Second, they've brought back the Nixonian "Silent majority" to refer to their Legion. There are several problems with this, the most obvious being that it is neither silent, given the sheer quantity of wailing/gnashing of teeth/rending of garments being done by these gasbags, nor is it a majority. See, we left wing pinkos had our own "Tea Party" back in November, the end result of which made it pretty clear who is not a majority. Semantics aside, here's the real problem with the "grassroots/silent majority/Real Americans" argument, the same problem we encounter when this argument is thrown at the cameras during elections – it smacks either of barely-concealed racism or a misguided belief that it is 1952.
The right, as Thomas Frank has written about for 20 years, is so very, very desperate for working-class authenticity. This is why they continually trot out pathetic characters like Samuel the Unlicensed Plumber or vague stereotypes like "small business owners" and "America's farmers." As the benefits of Republican governance accrue almost entirely to the wealthy, they must go to great lengths and make endless promises they have no intention of keeping (Abortion! Guns! Culture wars!) to get Down With the People. Hence this very curious "grassroots, real Americans" aspect to the masturbatory coverage of these events in the right-wing media.
Did Sean Hannity get out from behind a desk and attend the immigration amnesty rally in Los Angeles to which 500,000 people showed up last year? Did Fox News dedicate around-the-clock coverage and nearly unbearable homerism to the Iraq War protests which over a million Americans attended (150,000 in San Francisco alone) five years ago? Did Glenn Reynolds claim that government needs to Listen Up and Get the Message and Pay Attention and all this shit when 800,000 people (NYPD estimate; protesters claimed over a million, but such estimates are inevitably high) marched in New York City in 2004 to protest the RNC? Do any of these hacks wax patriotic about the millions upon millions of people who did something real and substantive in electing the new President – not standing around bitching, not listening to talk radio millionaires give speeches in a park amidst misspelled, homemade signs – last November? Of course not. Why? Because "those people" aren't Real Americans. See, Real Americans means white people. Angry, middle-aged, rural or suburban white people.

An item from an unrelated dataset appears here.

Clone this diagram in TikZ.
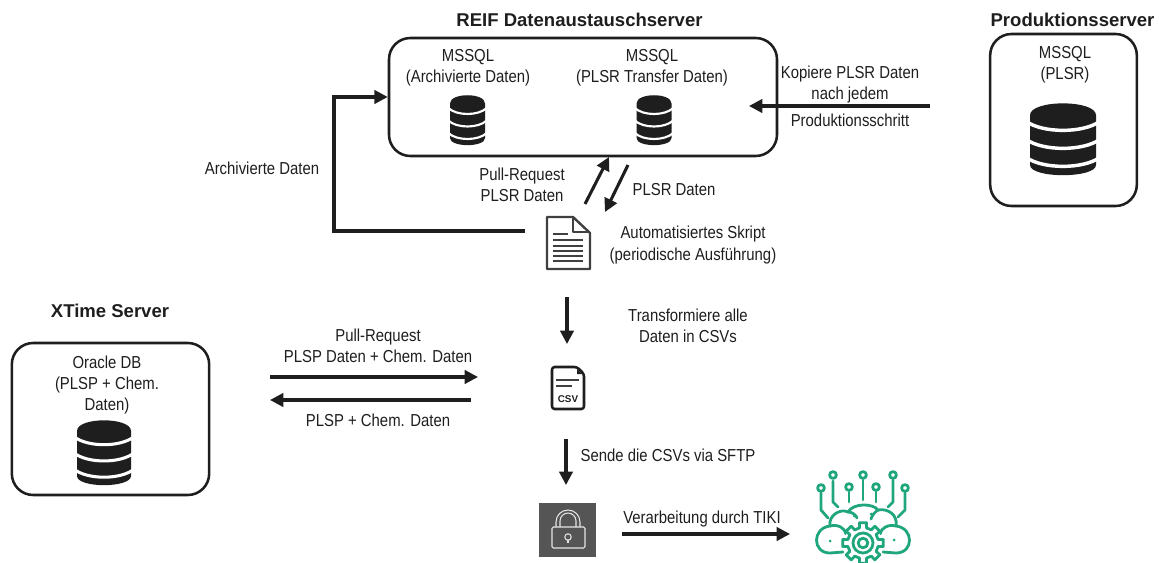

The mongrel brown hordes who show up to anti-War rallies or who elected our new "non-American" (BLACK! Did you hear the dog whistle? BLAAAAAAAAAAACK!) President don't really matter but when real America speaks, guv'mint damn well better listen. And it just so happens that Real America is always a dumb white guy in jeans and a flannel. A lard-assed white woman with seven kids, a perm, and a 4th-grade reading level. A hillbilly with a Confederate flag, a misspelled placard, or both. A yuppie who's fed up and just isn't going to take the horrible treatment to which society has thus far subjected him.
And this is why I came to the 1952-or-racism conclusion earlier: that hasn't been America for decades. What the left has is real America, and boy-howdy does that drive the authenticity-seeking right crazy. An Obama rally, or an immigration amnesty rally, or an anti-war rally consists of people across age groups, religious denominations, racial and ethnic backgrounds, income ranges, and lifestyles. THAT IS AMERICA. To claim otherwise is inarguably ignorant; only whether that ignorance is willful is open for debate. Read Instarube as he wanks away about the virtue and authenticity of his fake movement (nauseatingly pimped by Fox, funded by elite right-wing think tank money):
These aren't the usual semiprofessional protesters who attend antiwar and pro-union marches. These are people with real jobs; most have never attended a protest march before.** They represent a kind of energy that our politics hasn't seen lately, and an influx of new activists.
Energy that hasn't been seen in our politics lately? Given that he spent most of the 2008 Election locked in a 69 with Hugh Hewitt, it's understandable that he missed the Obama campaign. It's understandable that, as a painfully square, so-white-I-make-Dick-Cheney-look-like-Eldridge-Cleaver hillbilly teaching at a 4th-rate law school in Tennessee, Glenn might have a skewed impression of what this country really looks like. But come on, you lazy prick. In the information age there is no excuse for failing to inform oneself about reality even while swaddled in a cocoon of nodding heads and simple declarative sentences.
I know not if the racial aspect of this ridiculous talk about Real America and Authenticity is rooted in ignorance or bigotry. I don't know if these people really think that it's 1952, that America is homogeneously white, rural, and thumping the (Protestant) Bible while living Leave it to Beaver lives, or if they simply think that white people are more important. But the inescapable fact, a fact that these little wankfests will only serve to reinforce, is that the left has America – multicultural, diverse, non-Evangelical Christian America – and the right has a bunch of tactless, clueless, out-of-touch, and perpetually angry white people pissing and moaning about their taxes.
How refreshing.
**(Note how the fact that these people are too selfish and lazy to have participated in any sort of mass political activity before is presented as a virtue, as is the fact that they now mobilize for the noble cause of their own love of money.)